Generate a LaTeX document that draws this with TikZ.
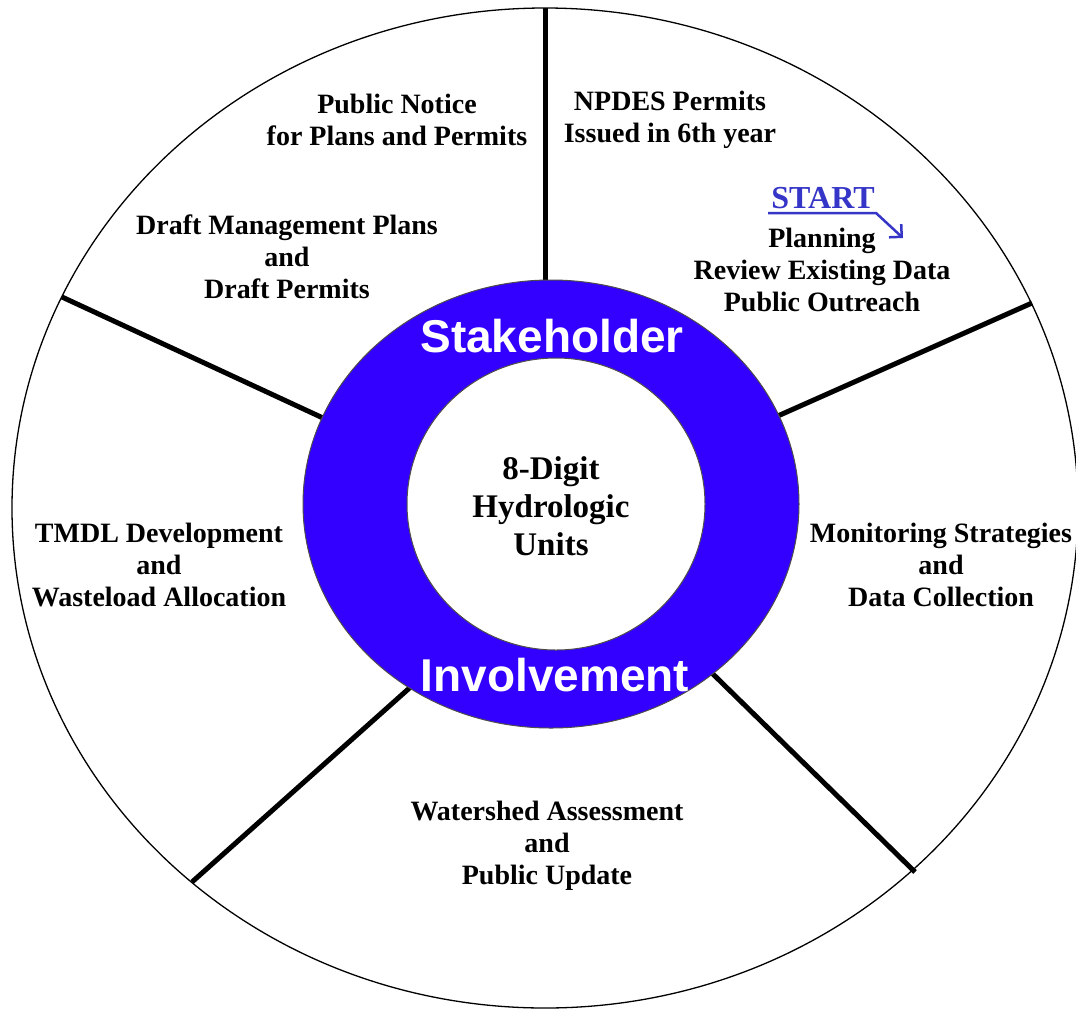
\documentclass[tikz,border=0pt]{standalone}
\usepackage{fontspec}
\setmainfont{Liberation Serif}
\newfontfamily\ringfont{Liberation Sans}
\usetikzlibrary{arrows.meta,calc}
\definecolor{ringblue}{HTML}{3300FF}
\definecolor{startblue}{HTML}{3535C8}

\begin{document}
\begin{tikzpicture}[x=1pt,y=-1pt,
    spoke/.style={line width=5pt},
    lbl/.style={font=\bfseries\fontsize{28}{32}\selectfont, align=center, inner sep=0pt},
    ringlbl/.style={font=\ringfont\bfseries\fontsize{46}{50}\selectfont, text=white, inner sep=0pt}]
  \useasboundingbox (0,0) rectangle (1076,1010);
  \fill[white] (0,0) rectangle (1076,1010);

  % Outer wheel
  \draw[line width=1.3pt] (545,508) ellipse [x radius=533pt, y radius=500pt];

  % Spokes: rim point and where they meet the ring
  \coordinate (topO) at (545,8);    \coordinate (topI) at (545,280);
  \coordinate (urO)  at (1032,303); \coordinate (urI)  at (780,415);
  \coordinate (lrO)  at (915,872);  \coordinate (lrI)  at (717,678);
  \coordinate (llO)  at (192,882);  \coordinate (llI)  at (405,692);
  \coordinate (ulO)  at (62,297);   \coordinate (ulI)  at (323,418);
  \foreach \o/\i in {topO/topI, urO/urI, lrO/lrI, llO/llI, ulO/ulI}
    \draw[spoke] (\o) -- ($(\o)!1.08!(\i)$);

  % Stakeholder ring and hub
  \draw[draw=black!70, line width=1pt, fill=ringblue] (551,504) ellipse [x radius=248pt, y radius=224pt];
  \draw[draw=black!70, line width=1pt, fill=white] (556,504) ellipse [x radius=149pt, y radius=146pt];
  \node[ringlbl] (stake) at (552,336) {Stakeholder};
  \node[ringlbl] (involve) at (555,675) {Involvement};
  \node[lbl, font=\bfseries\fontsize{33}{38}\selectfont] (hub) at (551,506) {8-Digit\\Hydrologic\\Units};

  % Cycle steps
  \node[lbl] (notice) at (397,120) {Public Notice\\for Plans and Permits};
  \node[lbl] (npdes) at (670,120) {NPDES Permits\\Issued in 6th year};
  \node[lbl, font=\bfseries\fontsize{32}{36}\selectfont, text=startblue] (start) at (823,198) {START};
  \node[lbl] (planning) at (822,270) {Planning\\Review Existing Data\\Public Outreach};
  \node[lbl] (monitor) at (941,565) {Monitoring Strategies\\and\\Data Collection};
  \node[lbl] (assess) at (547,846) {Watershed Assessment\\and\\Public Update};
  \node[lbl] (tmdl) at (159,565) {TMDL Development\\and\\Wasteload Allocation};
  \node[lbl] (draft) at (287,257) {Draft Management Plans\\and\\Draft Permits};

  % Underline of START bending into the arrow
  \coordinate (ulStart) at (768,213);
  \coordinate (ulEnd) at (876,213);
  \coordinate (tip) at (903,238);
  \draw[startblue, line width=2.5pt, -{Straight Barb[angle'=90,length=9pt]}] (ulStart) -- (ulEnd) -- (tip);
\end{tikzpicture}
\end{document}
* * *
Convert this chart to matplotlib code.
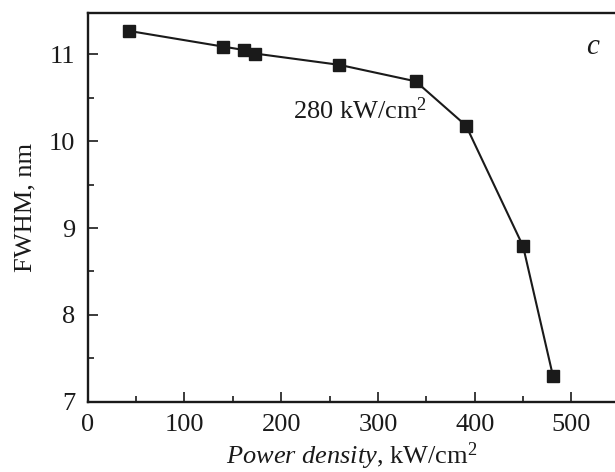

- _Exercise description_: Determine how many lines above contain "this" as a word or string. Give the number alone.

- _Task answer_: 2